After him was Ben, from South Korea, who has been in the program for three months and lives in Shango Hall. A common misconception is that students live in the Annex, but Serrano reiterated that students live on campus. He has previously travelled to New York City and Las Vegas, but is only staying for one semester and then going back home. Another previous traveller was Mohammad, a 25-year-old from Saudi Arabia, who has been here for two months after previously studying in San Diego, California.

Chang Shu, 18, “The Speaker,” originally from China. Photo by Amanda Copkov.

Towards the end of our interviews with students, we were introduced to Chang Shu, an 18-year-old from China who holds the unofficial title as the “Speaker of the ESL Program.” As I grabbed my notebook, a friend of Shu’s walked past us and said “He can talk for hours.”

He was not wrong. Shu took up a whole page of my notebook, speaking quickly and enthusiastically about his brief time so far in New Paltz. The average age for students in the program is 20 years old, putting Shu on the younger side. However, that makes him far from timid. In fact, Shu is as gregarious as they come, considering himself a glass-half-full kind of guy.

“I’m special, I like to raise questions and communicate,” he said. “I’m a positive guy, I don’t think in bad ways.”

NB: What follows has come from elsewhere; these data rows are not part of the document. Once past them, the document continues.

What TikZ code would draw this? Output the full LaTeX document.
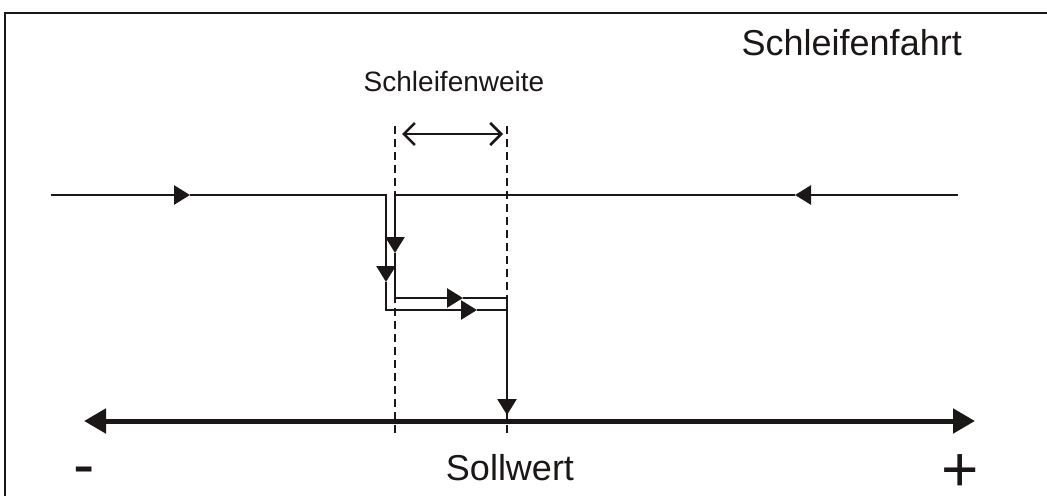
\documentclass[tikz,border=0pt]{standalone}
\usepackage{fontspec}
\setmainfont{Liberation Sans}
\usetikzlibrary{arrows.meta}
\definecolor{ink}{HTML}{1A1716}
\tikzset{
  thin line/.style={draw=ink, line width=2.5pt},
  flow/.style={thin line, -{Triangle[length=16pt,width=19pt]}},
  guide/.style={draw=ink, line width=1.5pt, dash pattern=on 8pt off 5pt},
  axis/.style={draw=ink, line width=5pt, {Triangle[length=22pt,width=24pt]}-{Triangle[length=22pt,width=24pt]}},
  span/.style={draw=ink, line width=2.5pt, {Straight Barb[length=11pt,width=22pt]}-{Straight Barb[length=11pt,width=22pt]}},
  lbl/.style={inner sep=0pt, text=ink, anchor=base},
}
\begin{document}
\begin{tikzpicture}[x=1pt,y=-1pt]
\useasboundingbox (0,0) rectangle (1047,496);
% frame (clipped at right and bottom)
\coordinate (fr1) at (1047,13);
\coordinate (fr2) at (5,13);
\coordinate (fr3) at (5,496);
\draw[draw=ink, line width=1.5pt] (fr1) -- (fr2) -- (fr3);

% texts
\node[lbl, anchor=base east] (title) at (962,55) {\fontsize{36}{40}\selectfont Schleifenfahrt};
\node[lbl] (weite) at (454,91) {\fontsize{28}{32}\selectfont Schleifenweite};
\node[lbl] (soll) at (510,480) {\fontsize{36}{40}\selectfont Sollwert};
\node[lbl] (minus) at (84,486) {\fontsize{64}{68}\selectfont -};
\node[lbl] (plus) at (960.5,491) {\fontsize{64}{68}\selectfont +};

% coordinates
\coordinate (l0) at (51,195);
\coordinate (la) at (190,195);
\coordinate (lk) at (386,195);
\coordinate (ld) at (386,282);
\coordinate (lb) at (386,310);
\coordinate (lr) at (477,310);
\coordinate (le) at (507,310);
\coordinate (r0) at (958,195);
\coordinate (ra) at (795,195);
\coordinate (rk) at (395,195);
\coordinate (rd) at (395,253);
\coordinate (rb) at (395,298);
\coordinate (rr) at (463,298);
\coordinate (re) at (507,298);
\coordinate (hit) at (507,415);
\coordinate (g1t) at (395,126);
\coordinate (g1b) at (395,436);
\coordinate (g2t) at (507,126);
\coordinate (g2b) at (507,436);
\coordinate (sa) at (402,134);
\coordinate (sb) at (503,134);
\coordinate (axl) at (84,421);
\coordinate (axr) at (975,421);

% dashed guides
\draw[guide] (g1t) -- (g1b);
\draw[guide] (g2t) -- (g2b);

% width arrow
\draw[span] (sa) -- (sb);

% path from the left
\draw[flow] (l0) -- (la);
\draw[flow] (la) -- (lk) -- (ld);
\draw[flow] (ld) -- (lb) -- (lr);
\draw[thin line] (lr) -- (le);

% path from the right
\draw[flow] (r0) -- (ra);
\draw[flow] (ra) -- (rk) -- (rd);
\draw[flow] (rd) -- (rb) -- (rr);
\draw[thin line] (rr) -- (re) -- (le);

% drop to setpoint
\draw[flow] (re) -- (hit);

% axis
\draw[axis] (axl) -- (axr);
\end{tikzpicture}
\end{document}
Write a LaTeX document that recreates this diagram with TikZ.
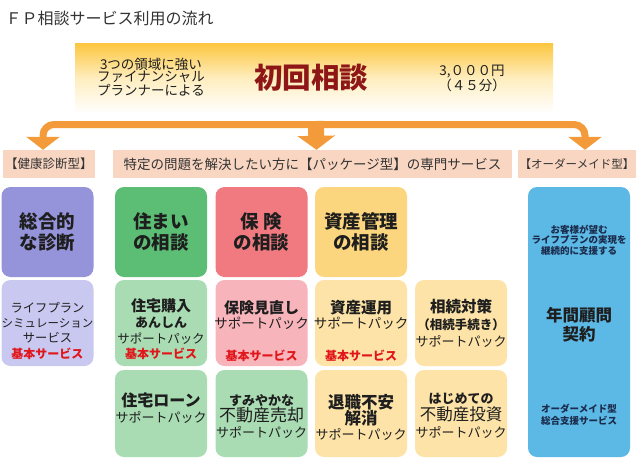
\documentclass[tikz,border=0pt]{standalone}
\usepackage{fontspec}
\setmainfont{Noto Sans CJK JP}
\usetikzlibrary{arrows.meta,positioning}

\definecolor{flow}{HTML}{F39A3A}
\definecolor{boxgold}{HTML}{FCC63E}
\definecolor{boxpale}{HTML}{FEEDBE}
\definecolor{tagpink}{HTML}{F9D6C2}
\definecolor{ink}{HTML}{1E1E1E}
\definecolor{titlegray}{HTML}{333333}
\definecolor{firstred}{HTML}{8E1616}
\definecolor{basicred}{HTML}{E0161B}
\definecolor{navy}{HTML}{1B2B4B}
\definecolor{purpleA}{HTML}{9593DA}
\definecolor{purpleB}{HTML}{C9C8F0}
\definecolor{greenA}{HTML}{5CBE75}
\definecolor{greenB}{HTML}{A9DCB3}
\definecolor{redA}{HTML}{F07A80}
\definecolor{redB}{HTML}{F7B4BA}
\definecolor{yellowA}{HTML}{FBD67E}
\definecolor{yellowB}{HTML}{FDE3A7}
\definecolor{blueA}{HTML}{5CB8E4}

\newcommand{\fsz}[2]{\fontsize{#1}{#2}\selectfont}

\tikzset{
  cell/.style={rounded corners=9pt, inner sep=0pt, minimum width=92pt},
  toprow/.style={cell, minimum height=90pt},
  midrow/.style={cell, minimum height=86pt},
  lowrow/.style={cell, minimum height=87pt},
  txt/.style={align=center, inner sep=0pt, text=ink},
  head/.style={txt, font=\bfseries\fsz{18.5}{21}},
  basic/.style={txt, text=basicred, font=\bfseries\fsz{12}{12}},
  tag/.style={fill=tagpink, minimum height=28pt, inner sep=0pt, text=titlegray},
  flowline/.style={draw=flow, line width=7pt, rounded corners=11pt,
    -{Triangle[width=33pt,length=13pt]}},
}

\begin{document}
\begin{tikzpicture}[x=1pt,y=-1pt]
    \useasboundingbox (0,0) rectangle (638,461);

    % Title
    \node[anchor=west, font=\fsz{16}{16}, text=titlegray] (title) at (2,18.5) {ＦＰ相談サービス利用の流れ};

    % First consultation
    \node[minimum width=478pt, minimum height=70pt, inner sep=0pt,
      top color=boxgold, bottom color=white, middle color=boxpale] (first) at (314,78) {};
    \node[txt, font=\fsz{13.5}{12.3}] (fp) at (151,77) {3つの領域に強い\\ファイナンシャル\\プランナーによる};
    \node[txt, text=firstred, font=\bfseries\fsz{28.5}{28}] (firsttxt) at (311,78) {初回相談};
    \node[txt, font=\fsz{13.5}{13}] (fee) at (472,78.5) {3,０００円\\（４５分）};

    % Type tags
    \node[tag, minimum width=92pt, font=\fsz{12.5}{12.5}] (health) at (49,164) {【健康診断型】};
    \node[tag, minimum width=399pt, font=\fsz{13.5}{13.5}] (pkg) at (312.5,164) {特定の問題を解決したい方に【パッケージ型】の専門サービス};
    \node[tag, minimum width=118pt, font=\fsz{11.5}{11.5}] (order) at (577,164) {【オーダーメイド型】};

    % Arrows
    \coordinate (hub) at (316,124.5);
    \draw[flowline] (hub) -| ([xshift=-6pt]health.north);
    \draw[flowline] (hub) -| ([xshift=8pt]order.north);
    \draw[draw=flow, line width=16pt, -{Triangle[width=37pt,length=14pt]}] (316,121) -- ([xshift=4pt]pkg.north);

    % Health check column
    \node[toprow, fill=purpleA] (t1) at (47.5,232) {};
    \node[head] (t1txt) at (t1) {総合的\\な診断};
    \node[midrow, fill=purpleB] (m1) at (47.5,323) {};
    \node[txt, font=\fsz{11.5}{15.3}] (m1txt) at (47.5,322.5) {{\fsz{12.3}{15.3}ライフプラン}\\シミュレーション\\{\fsz{12.3}{15.3}サービス}};
    \node[basic] (b1) at (47.5,354) {基本サービス};

    % Housing column
    \node[toprow, fill=greenA] (t2) at (161,232) {};
    \node[head] (t2txt) at (t2) {住まい\\の相談};
    \node[midrow, fill=greenB] (m2) at (161,323) {};
    \node[txt, font=\fsz{12.5}{16}] (m2txt) at (161,322) {{\bfseries\fsz{15}{16}住宅購入}\\{\bfseries\fsz{13}{16}あんしん}\\サポートパック};
    \node[basic] (b2) at (161,354) {基本サービス};
    \node[lowrow, fill=greenB] (l2) at (161,413.5) {};
    \node[txt, font=\fsz{13}{15.5}] (l2txt) at (161,408) {{\bfseries\fsz{16}{15.5}住宅ローン}\\サポートパック};

    % Insurance column
    \node[toprow, fill=redA] (t3) at (261.5,232) {};
    \node[head] (t3txt) at (t3) {保 険\\の相談};
    \node[midrow, fill=redB] (m3) at (261.5,323) {};
    \node[txt, font=\fsz{13.5}{15}] (m3txt) at (261.5,315) {{\bfseries\fsz{15}{15}保険見直し}\\サポートパック};
    \node[basic] (b3) at (261.5,356) {基本サービス};
    \node[lowrow, fill=greenB] (l3) at (261.5,413.5) {};
    \node[txt, font=\fsz{13}{16}] (l3txt) at (261.5,416) {{\bfseries すみやかな}\\{\fsz{17}{16}不動産売却}\\サポートパック};

    % Asset column
    \node[toprow, fill=yellowA] (t4) at (361,232) {};
    \node[head] (t4txt) at (t4) {資産管理\\の相談};
    \node[midrow, fill=yellowB] (m4) at (361,323) {};
    \node[txt, font=\fsz{13.5}{15}] (m4txt) at (361,315) {{\bfseries\fsz{15.5}{15}資産運用}\\サポートパック};
    \node[basic] (b4) at (361,356) {基本サービス};
    \node[lowrow, fill=yellowB] (l4) at (361,413.5) {};
    \node[txt, font=\fsz{13}{15}] (l4txt) at (361,417.5) {{\bfseries\fsz{16.5}{15}退職不安}\\{\bfseries\fsz{16.5}{15}解消}\\サポートパック};

    % Inheritance / real estate column
    \node[midrow, fill=yellowB] (m5) at (461,323) {};
    \node[txt, font=\fsz{13}{17}] (m5txt) at (461,323) {{\bfseries\fsz{15.5}{17}相続対策}\\{\bfseries\fsz{12.5}{17}（相続手続き）}\\サポートパック};
    \node[lowrow, fill=yellowB] (l5) at (461,413.5) {};
    \node[txt, font=\fsz{13}{17}] (l5txt) at (461,416) {{\bfseries はじめての}\\{\fsz{16.5}{17}不動産投資}\\サポートパック};

    % Order-made column
    \node[cell, minimum width=102pt, minimum height=270pt, fill=blueA] (contract) at (579,322) {};
    \node[txt, text=navy, font=\bfseries\fsz{9.5}{10.5}] (aim) at (579,240) {お客様が望む\\ライフプランの実現を\\継続的に支援する};
    \node[txt, font=\bfseries\fsz{16.5}{19}] (contracttxt) at (579,325) {年間顧問\\契約};
    \node[txt, text=navy, font=\bfseries\fsz{9.5}{12}] (support) at (579,415) {オーダーメイド型\\総合支援サービス};
\end{tikzpicture}
\end{document}
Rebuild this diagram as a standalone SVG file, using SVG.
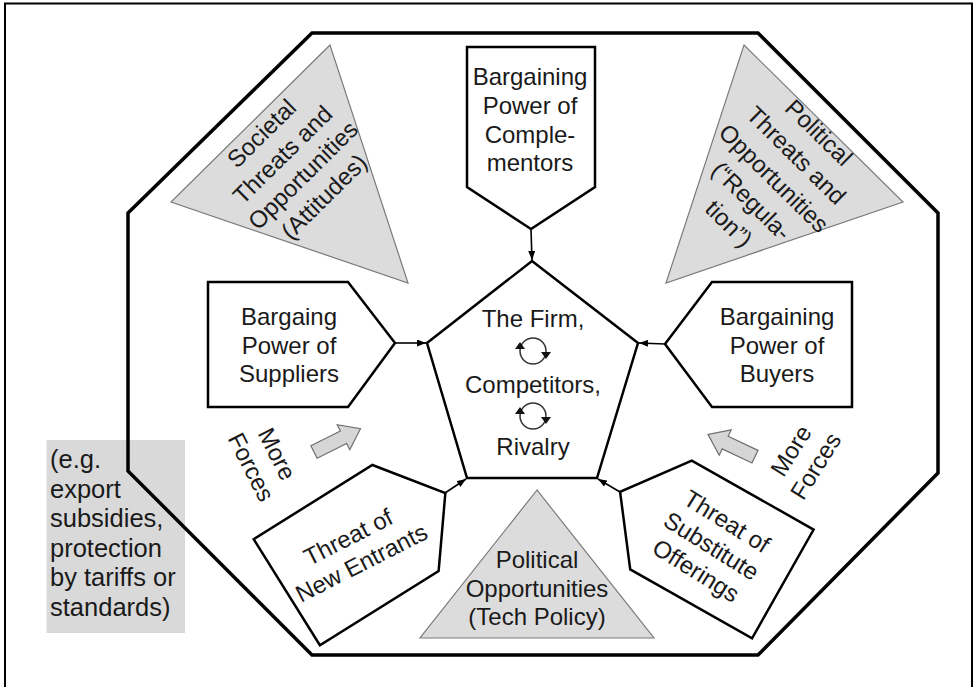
<svg xmlns="http://www.w3.org/2000/svg" width="978" height="687" viewBox="0 0 978 687">
  <defs>
    <style>
      .lbl { font-family: "Liberation Sans", Arial, sans-serif; font-size: 24px; fill: #1a1a1a; text-anchor: middle; }
      .lft { text-anchor: start; font-size: 25.5px; }
      .box { fill: #ffffff; stroke: #000000; stroke-width: 2.5; stroke-linejoin: miter; }
      .tri { fill: #dcdcdc; stroke: #7a7a7a; stroke-width: 1.2; }
      .conn { stroke: #000000; stroke-width: 1.6; fill: none; }
      .blk { fill: #d6d6d6; stroke: #6e6e6e; stroke-width: 1.2; }
    </style>
    <marker id="arr" viewBox="0 0 9 7" refX="9" refY="3.5" markerWidth="9" markerHeight="7" markerUnits="userSpaceOnUse" orient="auto">
      <path d="M0,0 L9,3.5 L0,7 z" fill="#000000"/>
    </marker>
    <!-- small clockwise cycle icon -->
    <g id="cycle">
      <circle cx="0" cy="0" r="13" fill="none" stroke="#333333" stroke-width="1.5"/>
      <path d="M-18,-2 L-8,-2 L-13,-9 z" fill="#111111"/>
      <path d="M8,1 L18,1 L13,8 z" fill="#111111"/>
    </g>
    <!-- grey block arrow pointing along +x -->
    <polygon id="blockArrow" points="0,-7 33,-7 33,-14 52,0 33,14 33,7 0,7"/>
  </defs>

  <!-- page frame (open at the bottom edge) -->
  <rect x="5" y="3.5" width="967" height="700" fill="#ffffff" stroke="#000000" stroke-width="2"/>

  <!-- note box on the left -->
  <g id="note">
    <rect x="46.5" y="440" width="138.5" height="193" fill="#d9d9d9"/>
    <text class="lbl lft" x="50" y="468">(e.g.</text>
    <text class="lbl lft" x="50" y="497.5">export</text>
    <text class="lbl lft" x="50" y="527">subsidies,</text>
    <text class="lbl lft" x="50" y="556.5">protection</text>
    <text class="lbl lft" x="50" y="586">by tariffs or</text>
    <text class="lbl lft" x="50" y="615.5">standards)</text>
  </g>

  <!-- environment octagon -->
  <g id="environment">
    <polygon points="312,33 758,33 938,213 938,473 758,655 312,655 128,471 128,213" fill="none" stroke="#000000" stroke-width="3.5" stroke-linejoin="miter"/>
  </g>

  <!-- societal triangle -->
  <g id="societal">
    <polygon class="tri" points="330,45 171,202 408,283"/>
    <g transform="translate(250.5,123.5) rotate(-44.6)">
      <text class="lbl" x="1" y="23">Societal</text>
      <text class="lbl" x="1" y="53">Threats and</text>
      <text class="lbl" x="1" y="82">Opportunities</text>
      <text class="lbl" x="1" y="112">(Attitudes)</text>
    </g>
  </g>

  <!-- political / regulation triangle -->
  <g id="political-regulation">
    <polygon class="tri" points="744,45 903,202 666,283"/>
    <g transform="translate(823.5,123.5) rotate(44.6)">
      <text class="lbl" x="3" y="18">Political</text>
      <text class="lbl" x="3" y="50">Threats and</text>
      <text class="lbl" x="3" y="82">Opportunities</text>
      <text class="lbl" x="3" y="114">(“Regula-</text>
      <text class="lbl" x="3" y="146">tion”)</text>
    </g>
  </g>

  <!-- political / tech policy triangle -->
  <g id="political-tech">
    <polygon class="tri" points="537,490 420,638 654,638"/>
    <text class="lbl" x="537" y="568">Political</text>
    <text class="lbl" x="537" y="597">Opportunities</text>
    <text class="lbl" x="537" y="625">(Tech Policy)</text>
  </g>

  <!-- complementors -->
  <g id="complementors">
    <polygon class="box" points="467,47 595,47 595,187 531,229 467,187"/>
    <text class="lbl" x="530" y="85">Bargaining</text>
    <text class="lbl" x="530" y="114">Power of</text>
    <text class="lbl" x="530" y="143">Comple-</text>
    <text class="lbl" x="530" y="171">mentors</text>
  </g>

  <!-- suppliers -->
  <g id="suppliers">
    <polygon class="box" points="208,282 348,282 395,343 348,407 208,407"/>
    <text class="lbl" x="289" y="325">Bargaing</text>
    <text class="lbl" x="289" y="354">Power of</text>
    <text class="lbl" x="289" y="382">Suppliers</text>
  </g>

  <!-- buyers -->
  <g id="buyers">
    <polygon class="box" points="852,282 712,282 665,344 712,407 852,407"/>
    <text class="lbl" x="777" y="325">Bargaining</text>
    <text class="lbl" x="777" y="354">Power of</text>
    <text class="lbl" x="777" y="382">Buyers</text>
  </g>

  <!-- new entrants -->
  <g id="new-entrants">
    <polygon class="box" transform="translate(405.5,518) rotate(-32)" points="-140,-62.5 0,-62.5 47,0 0,62.5 -140,62.5"/>
    <g transform="translate(352,544.5) rotate(-27)">
      <text class="lbl" x="0" y="0">Threat of</text>
      <text class="lbl" x="0" y="29">New Entrants</text>
    </g>
  </g>

  <!-- substitutes -->
  <g id="substitutes">
    <polygon class="box" transform="translate(661,515) rotate(29.5)" points="140,-62.5 0,-62.5 -47,0 0,62.5 140,62.5"/>
    <g transform="translate(707,553) rotate(32)">
      <text class="lbl" x="0" y="-29">Threat of</text>
      <text class="lbl" x="0" y="0">Substitute</text>
      <text class="lbl" x="0" y="29">Offerings</text>
    </g>
  </g>

  <!-- the firm at the centre -->
  <g id="firm">
    <polygon class="box" points="532,261 638,343 597,478 467,478 427,343"/>
    <text class="lbl" x="533" y="327">The Firm,</text>
    <use href="#cycle" x="533" y="351"/>
    <text class="lbl" x="533" y="393">Competitors,</text>
    <use href="#cycle" x="533" y="416"/>
    <text class="lbl" x="533" y="455">Rivalry</text>
  </g>

  <!-- more forces, left -->
  <g id="more-forces-left">
    <use href="#blockArrow" class="blk" transform="translate(314,452) rotate(-26.6)"/>
    <g transform="translate(269.7,457.7) rotate(63)">
      <text class="lbl" x="0" y="0">More</text>
      <text class="lbl" x="0" y="29">Forces</text>
    </g>
  </g>

  <!-- more forces, right -->
  <g id="more-forces-right">
    <use href="#blockArrow" class="blk" transform="translate(755,456.7) rotate(205.4)"/>
    <g transform="translate(798,455) rotate(-58)">
      <text class="lbl" x="0" y="0">More</text>
      <text class="lbl" x="0" y="29">Forces</text>
    </g>
  </g>

  <!-- connectors into the firm -->
  <g id="connectors">
    <line class="conn" x1="531" y1="229" x2="532" y2="260" marker-end="url(#arr)"/>
    <line class="conn" x1="395" y1="343" x2="426" y2="343" marker-end="url(#arr)"/>
    <line class="conn" x1="665" y1="344" x2="639" y2="343" marker-end="url(#arr)"/>
    <line class="conn" x1="445" y1="493" x2="466" y2="479" marker-end="url(#arr)"/>
    <line class="conn" x1="620" y1="492" x2="598" y2="479" marker-end="url(#arr)"/>
  </g>
</svg>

Shu took English classes in high school but says education in America is “totally different” than it is in China. He highlighted the various uses of tenses when speaking in America, as well as the encouragement to engage with subjects and ask questions during class. Shu appreciates the discussion-based classes, noting how speaking in English is important.  

Shu is considering finishing his undergraduate degree here. He hasn’t settled on a major but says many things are possible, including international relations, psychology, computer programming and electrical engineering.